Work instructions => From the first line of the data below through the line bearing "42.6, 10.9, 500, 151, 50, 5.0e4, 5.9e4, 2.0e5, 1.25e5];", reproduce each line exactly; do not include pictures.
######
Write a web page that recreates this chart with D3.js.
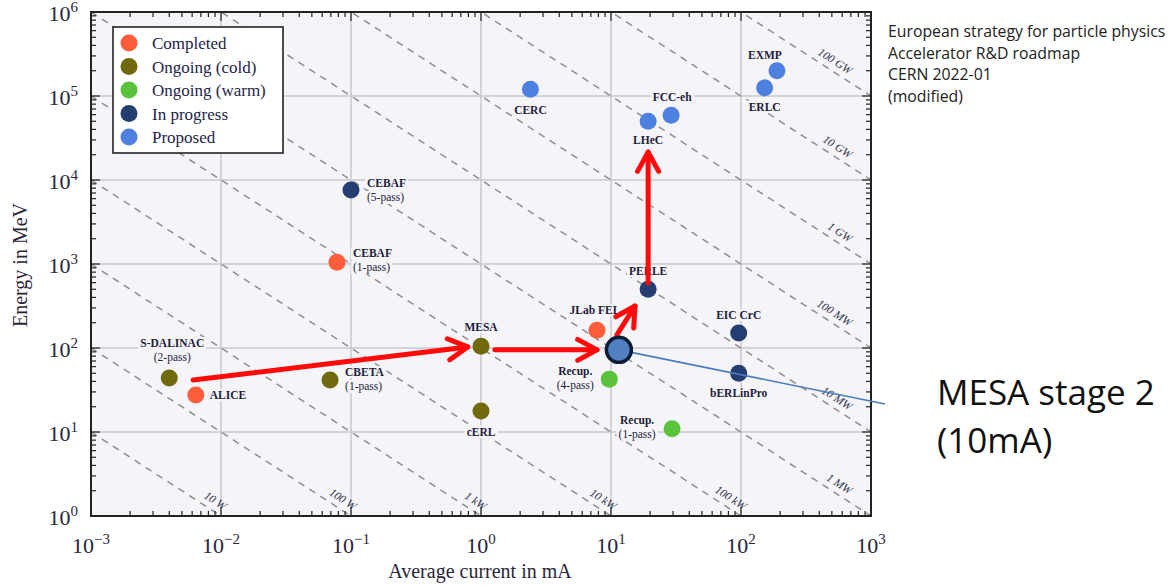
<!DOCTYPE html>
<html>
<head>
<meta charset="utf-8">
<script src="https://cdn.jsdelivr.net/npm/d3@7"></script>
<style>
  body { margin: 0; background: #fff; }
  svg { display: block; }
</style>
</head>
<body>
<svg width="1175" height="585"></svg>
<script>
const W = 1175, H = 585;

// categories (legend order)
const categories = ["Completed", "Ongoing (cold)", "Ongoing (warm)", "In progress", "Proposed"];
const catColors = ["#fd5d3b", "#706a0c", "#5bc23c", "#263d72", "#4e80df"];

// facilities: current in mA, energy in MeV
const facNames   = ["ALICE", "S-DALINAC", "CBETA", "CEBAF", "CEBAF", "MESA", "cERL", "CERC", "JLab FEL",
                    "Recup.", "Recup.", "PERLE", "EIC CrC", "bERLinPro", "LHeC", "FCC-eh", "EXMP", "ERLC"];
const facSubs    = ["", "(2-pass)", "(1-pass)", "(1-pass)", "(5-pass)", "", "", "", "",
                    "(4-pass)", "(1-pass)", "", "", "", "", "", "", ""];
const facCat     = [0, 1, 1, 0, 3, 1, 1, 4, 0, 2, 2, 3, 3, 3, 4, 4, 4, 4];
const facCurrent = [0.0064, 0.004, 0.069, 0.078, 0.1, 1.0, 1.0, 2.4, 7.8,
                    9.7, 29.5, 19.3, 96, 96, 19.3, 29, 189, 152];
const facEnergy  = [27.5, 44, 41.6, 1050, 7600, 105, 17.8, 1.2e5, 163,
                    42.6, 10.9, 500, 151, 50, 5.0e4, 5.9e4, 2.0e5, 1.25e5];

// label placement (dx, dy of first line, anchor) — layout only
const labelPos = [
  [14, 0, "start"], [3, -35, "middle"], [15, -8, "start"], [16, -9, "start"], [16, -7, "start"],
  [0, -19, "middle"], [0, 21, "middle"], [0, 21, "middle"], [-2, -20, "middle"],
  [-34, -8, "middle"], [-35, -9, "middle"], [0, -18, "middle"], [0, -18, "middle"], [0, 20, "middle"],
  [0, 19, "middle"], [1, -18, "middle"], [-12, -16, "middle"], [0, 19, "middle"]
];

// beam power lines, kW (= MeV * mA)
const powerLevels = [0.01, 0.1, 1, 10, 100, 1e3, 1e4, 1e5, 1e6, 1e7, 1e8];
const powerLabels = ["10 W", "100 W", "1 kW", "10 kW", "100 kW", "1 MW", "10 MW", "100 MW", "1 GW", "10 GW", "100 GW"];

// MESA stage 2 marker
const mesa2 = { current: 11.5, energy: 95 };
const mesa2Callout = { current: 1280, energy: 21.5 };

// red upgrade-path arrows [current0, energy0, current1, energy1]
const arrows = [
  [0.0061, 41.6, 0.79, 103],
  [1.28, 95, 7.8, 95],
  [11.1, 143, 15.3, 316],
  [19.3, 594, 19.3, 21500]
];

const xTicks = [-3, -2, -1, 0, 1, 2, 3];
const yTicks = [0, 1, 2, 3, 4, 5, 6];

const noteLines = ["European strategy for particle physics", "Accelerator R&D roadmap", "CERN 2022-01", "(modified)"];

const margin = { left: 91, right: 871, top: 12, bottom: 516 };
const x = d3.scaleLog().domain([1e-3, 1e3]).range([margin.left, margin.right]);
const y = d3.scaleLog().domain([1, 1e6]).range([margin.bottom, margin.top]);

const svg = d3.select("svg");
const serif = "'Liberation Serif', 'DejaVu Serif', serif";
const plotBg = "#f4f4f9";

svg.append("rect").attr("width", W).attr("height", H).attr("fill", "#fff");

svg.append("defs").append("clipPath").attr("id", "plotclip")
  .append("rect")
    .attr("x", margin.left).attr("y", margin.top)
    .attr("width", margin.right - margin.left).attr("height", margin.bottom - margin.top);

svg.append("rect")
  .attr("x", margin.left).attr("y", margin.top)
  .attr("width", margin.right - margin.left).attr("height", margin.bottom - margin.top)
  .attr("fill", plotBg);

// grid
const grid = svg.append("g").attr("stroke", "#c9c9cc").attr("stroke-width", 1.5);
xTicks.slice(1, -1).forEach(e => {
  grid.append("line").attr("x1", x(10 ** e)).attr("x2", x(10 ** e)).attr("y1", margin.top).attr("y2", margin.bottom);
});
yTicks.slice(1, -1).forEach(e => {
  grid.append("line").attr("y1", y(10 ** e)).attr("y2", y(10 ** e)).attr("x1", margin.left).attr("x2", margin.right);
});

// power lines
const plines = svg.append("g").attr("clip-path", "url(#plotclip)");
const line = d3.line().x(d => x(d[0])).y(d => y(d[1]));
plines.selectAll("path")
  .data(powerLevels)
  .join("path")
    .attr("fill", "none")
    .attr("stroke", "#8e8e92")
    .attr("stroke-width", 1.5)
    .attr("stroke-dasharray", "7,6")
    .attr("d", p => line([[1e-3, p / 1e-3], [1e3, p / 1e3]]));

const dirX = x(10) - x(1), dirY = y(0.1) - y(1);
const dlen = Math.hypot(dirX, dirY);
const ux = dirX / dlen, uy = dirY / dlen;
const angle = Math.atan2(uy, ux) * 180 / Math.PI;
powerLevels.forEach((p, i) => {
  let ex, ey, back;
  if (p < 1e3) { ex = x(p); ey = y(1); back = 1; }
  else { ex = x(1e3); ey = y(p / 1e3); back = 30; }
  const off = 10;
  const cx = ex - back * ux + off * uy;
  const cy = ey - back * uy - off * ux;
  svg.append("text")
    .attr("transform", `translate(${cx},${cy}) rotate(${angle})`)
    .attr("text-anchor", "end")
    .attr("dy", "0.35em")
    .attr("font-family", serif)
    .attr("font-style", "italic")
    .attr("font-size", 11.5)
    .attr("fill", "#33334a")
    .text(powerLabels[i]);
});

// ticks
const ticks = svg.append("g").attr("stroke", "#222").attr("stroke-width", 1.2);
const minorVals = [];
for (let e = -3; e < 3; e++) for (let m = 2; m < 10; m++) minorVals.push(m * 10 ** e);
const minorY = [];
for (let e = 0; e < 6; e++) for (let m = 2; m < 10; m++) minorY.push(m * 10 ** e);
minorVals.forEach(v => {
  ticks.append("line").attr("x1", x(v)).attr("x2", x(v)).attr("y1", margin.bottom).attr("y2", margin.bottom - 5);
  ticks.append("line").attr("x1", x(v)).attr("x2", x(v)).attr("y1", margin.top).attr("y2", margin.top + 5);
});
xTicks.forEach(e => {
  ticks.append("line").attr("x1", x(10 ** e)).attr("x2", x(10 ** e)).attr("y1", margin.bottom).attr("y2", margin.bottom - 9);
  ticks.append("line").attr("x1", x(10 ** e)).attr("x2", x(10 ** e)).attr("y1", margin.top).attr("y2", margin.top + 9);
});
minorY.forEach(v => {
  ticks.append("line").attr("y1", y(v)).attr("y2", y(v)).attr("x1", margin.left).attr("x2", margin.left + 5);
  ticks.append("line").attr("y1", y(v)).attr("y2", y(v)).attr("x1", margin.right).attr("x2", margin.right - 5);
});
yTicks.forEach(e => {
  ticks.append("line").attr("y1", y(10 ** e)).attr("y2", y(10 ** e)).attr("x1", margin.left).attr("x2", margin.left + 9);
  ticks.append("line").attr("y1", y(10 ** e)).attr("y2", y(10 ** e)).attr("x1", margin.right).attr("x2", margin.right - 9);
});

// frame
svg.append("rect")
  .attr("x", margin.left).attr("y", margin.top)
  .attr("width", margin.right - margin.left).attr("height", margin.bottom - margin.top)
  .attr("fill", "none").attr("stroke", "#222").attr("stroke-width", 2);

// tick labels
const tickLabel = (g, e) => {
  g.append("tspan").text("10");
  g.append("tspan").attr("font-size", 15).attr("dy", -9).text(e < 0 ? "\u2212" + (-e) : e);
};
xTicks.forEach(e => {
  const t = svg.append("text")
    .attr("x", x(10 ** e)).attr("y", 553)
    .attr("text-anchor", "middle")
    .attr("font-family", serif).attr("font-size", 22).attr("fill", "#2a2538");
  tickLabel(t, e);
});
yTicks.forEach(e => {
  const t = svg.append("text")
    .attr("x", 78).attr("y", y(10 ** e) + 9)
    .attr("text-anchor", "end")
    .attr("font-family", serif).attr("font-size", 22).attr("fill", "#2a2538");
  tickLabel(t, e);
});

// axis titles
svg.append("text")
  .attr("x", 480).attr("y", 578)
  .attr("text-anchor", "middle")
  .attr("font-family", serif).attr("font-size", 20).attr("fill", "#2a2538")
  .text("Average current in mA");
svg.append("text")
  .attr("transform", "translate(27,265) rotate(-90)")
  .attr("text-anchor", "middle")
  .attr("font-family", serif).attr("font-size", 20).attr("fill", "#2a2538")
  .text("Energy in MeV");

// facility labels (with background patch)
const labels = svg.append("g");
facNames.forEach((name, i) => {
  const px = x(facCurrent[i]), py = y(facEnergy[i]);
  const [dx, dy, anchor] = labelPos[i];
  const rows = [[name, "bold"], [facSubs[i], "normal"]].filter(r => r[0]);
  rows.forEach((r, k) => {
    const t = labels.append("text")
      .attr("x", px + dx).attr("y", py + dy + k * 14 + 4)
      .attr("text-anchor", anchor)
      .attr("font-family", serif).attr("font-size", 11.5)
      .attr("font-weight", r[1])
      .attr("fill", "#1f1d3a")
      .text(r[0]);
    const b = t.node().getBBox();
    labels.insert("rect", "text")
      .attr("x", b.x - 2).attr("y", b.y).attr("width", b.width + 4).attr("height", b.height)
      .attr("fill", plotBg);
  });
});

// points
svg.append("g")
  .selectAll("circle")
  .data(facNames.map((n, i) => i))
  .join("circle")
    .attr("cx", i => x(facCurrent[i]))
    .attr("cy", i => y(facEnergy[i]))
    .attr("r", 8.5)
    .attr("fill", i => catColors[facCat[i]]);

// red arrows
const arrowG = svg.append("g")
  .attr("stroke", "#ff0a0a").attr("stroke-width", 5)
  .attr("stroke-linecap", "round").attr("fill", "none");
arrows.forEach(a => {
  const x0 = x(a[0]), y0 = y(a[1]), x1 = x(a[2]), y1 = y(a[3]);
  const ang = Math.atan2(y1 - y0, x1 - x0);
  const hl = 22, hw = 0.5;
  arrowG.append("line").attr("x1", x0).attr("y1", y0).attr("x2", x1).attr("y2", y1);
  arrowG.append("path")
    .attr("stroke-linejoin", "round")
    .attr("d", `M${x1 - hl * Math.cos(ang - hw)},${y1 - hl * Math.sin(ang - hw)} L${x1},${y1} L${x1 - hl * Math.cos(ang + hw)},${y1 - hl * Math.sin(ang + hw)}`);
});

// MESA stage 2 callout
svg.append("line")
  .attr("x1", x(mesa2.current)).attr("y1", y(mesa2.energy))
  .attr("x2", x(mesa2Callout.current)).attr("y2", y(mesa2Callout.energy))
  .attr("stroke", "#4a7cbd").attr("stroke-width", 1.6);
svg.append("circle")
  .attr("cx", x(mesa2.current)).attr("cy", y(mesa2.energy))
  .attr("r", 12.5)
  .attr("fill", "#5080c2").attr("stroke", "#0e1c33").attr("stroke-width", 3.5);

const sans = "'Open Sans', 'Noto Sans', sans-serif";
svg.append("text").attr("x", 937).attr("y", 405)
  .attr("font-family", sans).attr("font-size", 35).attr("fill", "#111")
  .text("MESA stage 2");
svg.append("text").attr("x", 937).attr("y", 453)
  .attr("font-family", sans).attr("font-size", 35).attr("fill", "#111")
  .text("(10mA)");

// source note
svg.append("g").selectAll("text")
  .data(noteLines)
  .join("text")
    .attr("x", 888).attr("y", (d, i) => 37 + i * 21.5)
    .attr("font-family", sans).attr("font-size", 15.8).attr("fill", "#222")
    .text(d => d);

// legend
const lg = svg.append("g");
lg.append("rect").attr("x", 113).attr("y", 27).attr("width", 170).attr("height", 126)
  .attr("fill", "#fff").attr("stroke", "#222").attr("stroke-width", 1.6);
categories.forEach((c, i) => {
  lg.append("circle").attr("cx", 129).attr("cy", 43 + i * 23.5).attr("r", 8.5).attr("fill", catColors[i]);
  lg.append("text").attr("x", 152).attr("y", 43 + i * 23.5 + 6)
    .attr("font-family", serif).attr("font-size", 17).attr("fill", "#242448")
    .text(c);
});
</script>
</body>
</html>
######
Output =>
Write a web page that recreates this chart with D3.js.
<!DOCTYPE html>
<html>
<head>
<meta charset="utf-8">
<script src="https://cdn.jsdelivr.net/npm/d3@7"></script>
<style>
  body { margin: 0; background: #fff; }
  svg { display: block; }
</style>
</head>
<body>
<svg width="1175" height="585"></svg>
<script>
const W = 1175, H = 585;

// categories (legend order)
const categories = ["Completed", "Ongoing (cold)", "Ongoing (warm)", "In progress", "Proposed"];
const catColors = ["#fd5d3b", "#706a0c", "#5bc23c", "#263d72", "#4e80df"];

// facilities: current in mA, energy in MeV
const facNames   = ["ALICE", "S-DALINAC", "CBETA", "CEBAF", "CEBAF", "MESA", "cERL", "CERC", "JLab FEL",
                    "Recup.", "Recup.", "PERLE", "EIC CrC", "bERLinPro", "LHeC", "FCC-eh", "EXMP", "ERLC"];
const facSubs    = ["", "(2-pass)", "(1-pass)", "(1-pass)", "(5-pass)", "", "", "", "",
                    "(4-pass)", "(1-pass)", "", "", "", "", "", "", ""];
const facCat     = [0, 1, 1, 0, 3, 1, 1, 4, 0, 2, 2, 3, 3, 3, 4, 4, 4, 4];
const facCurrent = [0.0064, 0.004, 0.069, 0.078, 0.1, 1.0, 1.0, 2.4, 7.8,
                    9.7, 29.5, 19.3, 96, 96, 19.3, 29, 189, 152];
const facEnergy  = [27.5, 44, 41.6, 1050, 7600, 105, 17.8, 1.2e5, 163,
                    42.6, 10.9, 500, 151, 50, 5.0e4, 5.9e4, 2.0e5, 1.25e5];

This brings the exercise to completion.